If you want to evoke the spirit of the competitive dahlia growers of past times, you'll grow no better than Good Earth. A medium cactus variety with large spiky flowers, up to 15cm across, in a mixture of vibrant pink shades. The centres are a deep fuchsia pink and the petals become paler, almost white, as they reach the tips. There's a hint of yellow at the centres of flowers that have just opened, providing a lovely contrast to their deep pink.

The fully double blooms have pointed petals with a slight incurve towards the centres. This shape is typical of cactus-flowered dahlias, which are among the most dramatic of all British garden flowers. Browse our other Cactus Dahlias or our full range of Dahlias here.

It makes an excellent cut flower and looks stunning in a vase with its retro good looks, but we would not recommend it for growing in containers.


  • Colour: Shades of pink with white tips
  • Foliage: Dark green divided leaves
  • Flower Size: Up to 15cm
  • Type: Cactus Dahlia
  • Cutting: Yes
  • Height/Spread: 1m x 50cm
  • Flowering: July to November
  • Outdoor Planting Months: March to July

Growing Good Earth Dahlias

All dahlias do best in deep rich soil with good drainage in a sunny spot. If it is windy they will need staking. They are greedy, thirsty plants so will need watering in dry spells, and they will always flower that little bit better if there is a bit of soluble food in the watering can once every couple of weeks.

It is generally more convenient to put support stakes in at planting time, rather than leaving it until there is foliage in the way.

Planting Companions for Good Earth

Use it in the middle or towards the back of mixed borders where it works as well in pastel coloured planting schemes as in ones designed to catch the eye a little more.

Did You Know?

Introduced in 1952, this Dutch variety was one of the go-to dahlias for the traditional exhibition growers of decades past, and is still sometimes grown today for exhibition in the cactus class at autumn flower shows.

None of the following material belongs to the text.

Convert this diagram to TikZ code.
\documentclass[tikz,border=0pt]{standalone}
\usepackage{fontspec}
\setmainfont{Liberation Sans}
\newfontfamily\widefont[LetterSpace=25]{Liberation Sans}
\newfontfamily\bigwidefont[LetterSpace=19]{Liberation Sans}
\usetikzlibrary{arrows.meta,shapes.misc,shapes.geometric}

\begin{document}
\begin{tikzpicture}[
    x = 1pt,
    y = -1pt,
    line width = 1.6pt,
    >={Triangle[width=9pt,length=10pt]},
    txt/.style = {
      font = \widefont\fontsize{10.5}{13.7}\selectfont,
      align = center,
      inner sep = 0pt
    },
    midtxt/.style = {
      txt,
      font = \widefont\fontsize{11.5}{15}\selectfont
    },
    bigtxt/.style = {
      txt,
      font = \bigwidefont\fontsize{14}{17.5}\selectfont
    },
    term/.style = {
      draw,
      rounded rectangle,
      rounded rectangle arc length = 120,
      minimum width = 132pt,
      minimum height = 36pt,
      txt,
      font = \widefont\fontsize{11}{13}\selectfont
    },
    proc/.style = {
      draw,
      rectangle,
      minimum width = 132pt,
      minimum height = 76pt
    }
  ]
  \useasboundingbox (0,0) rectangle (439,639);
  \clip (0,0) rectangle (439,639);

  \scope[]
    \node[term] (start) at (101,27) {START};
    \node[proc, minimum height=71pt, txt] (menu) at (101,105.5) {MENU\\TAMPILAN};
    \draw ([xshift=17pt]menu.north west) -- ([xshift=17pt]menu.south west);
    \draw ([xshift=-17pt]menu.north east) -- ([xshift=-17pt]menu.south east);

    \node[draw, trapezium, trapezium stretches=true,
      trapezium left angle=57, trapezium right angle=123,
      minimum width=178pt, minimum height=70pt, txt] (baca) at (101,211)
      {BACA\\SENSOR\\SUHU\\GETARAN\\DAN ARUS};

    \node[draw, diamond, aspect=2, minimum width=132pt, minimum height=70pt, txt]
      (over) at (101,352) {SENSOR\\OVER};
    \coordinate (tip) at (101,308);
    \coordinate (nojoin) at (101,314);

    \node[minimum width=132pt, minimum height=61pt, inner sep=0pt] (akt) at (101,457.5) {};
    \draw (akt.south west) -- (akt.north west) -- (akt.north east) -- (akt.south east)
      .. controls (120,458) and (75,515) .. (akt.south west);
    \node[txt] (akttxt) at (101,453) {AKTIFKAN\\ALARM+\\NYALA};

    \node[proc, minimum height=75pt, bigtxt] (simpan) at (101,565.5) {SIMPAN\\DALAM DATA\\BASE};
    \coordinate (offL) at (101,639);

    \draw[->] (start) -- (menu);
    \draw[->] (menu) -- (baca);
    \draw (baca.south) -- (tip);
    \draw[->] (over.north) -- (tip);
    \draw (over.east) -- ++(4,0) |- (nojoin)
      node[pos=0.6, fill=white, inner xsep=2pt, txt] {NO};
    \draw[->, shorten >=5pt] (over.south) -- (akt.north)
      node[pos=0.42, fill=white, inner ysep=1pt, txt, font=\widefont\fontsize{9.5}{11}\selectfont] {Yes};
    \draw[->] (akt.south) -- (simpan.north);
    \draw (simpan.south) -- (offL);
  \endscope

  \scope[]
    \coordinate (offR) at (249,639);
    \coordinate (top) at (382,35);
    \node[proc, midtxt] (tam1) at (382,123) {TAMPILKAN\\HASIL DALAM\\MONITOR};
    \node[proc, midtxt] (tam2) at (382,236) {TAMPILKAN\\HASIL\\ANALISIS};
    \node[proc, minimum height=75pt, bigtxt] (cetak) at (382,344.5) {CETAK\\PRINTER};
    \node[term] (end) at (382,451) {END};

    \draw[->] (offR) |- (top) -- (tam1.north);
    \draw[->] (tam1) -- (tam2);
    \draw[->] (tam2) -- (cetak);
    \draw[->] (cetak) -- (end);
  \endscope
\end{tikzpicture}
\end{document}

There is not really an official definition of an heirloom variety plant, but a common rule of thumb is "older than 1951", making this one of the very first non-heirloom dahlias.

Planting Instructions

If you ignore seed, Dahlias can be planted at three stages: as tubers, rooted cuttings and pot-grown plants.

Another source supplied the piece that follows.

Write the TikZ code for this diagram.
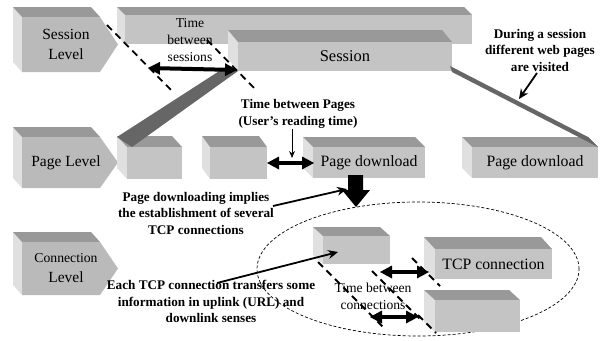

Tubers can be planted at any time from March onwards. The hole should be at least double the diameter of the tuber laid out on the ground. Incorporate about 25% well rotted compost and if drainage is in any way doubtful then add plenty of horticultural grit as well. Plant one tuber per hole, leaving 60-80 cms between plants (depending on final size) and make sure the tuber is covered with 10-12 cms (4-5") of soil. This is important as it will insulate the tuber against frosts in March-May as they will take a couple of months to show.

Rooted cuttings, which are available from early April onwards, will need to be potted up and kept in a sunny and frost free place until they are ready to be planted out in mid May. Their treatment then is the same as for tubers except they are planted level with rather than 10 cms below the surrounding soil level.

Pot grown plants are not delivered until June, and are then planted out immediately in the same way as an established rooted cutting.

The more you deadhead, the more flowers you'll get.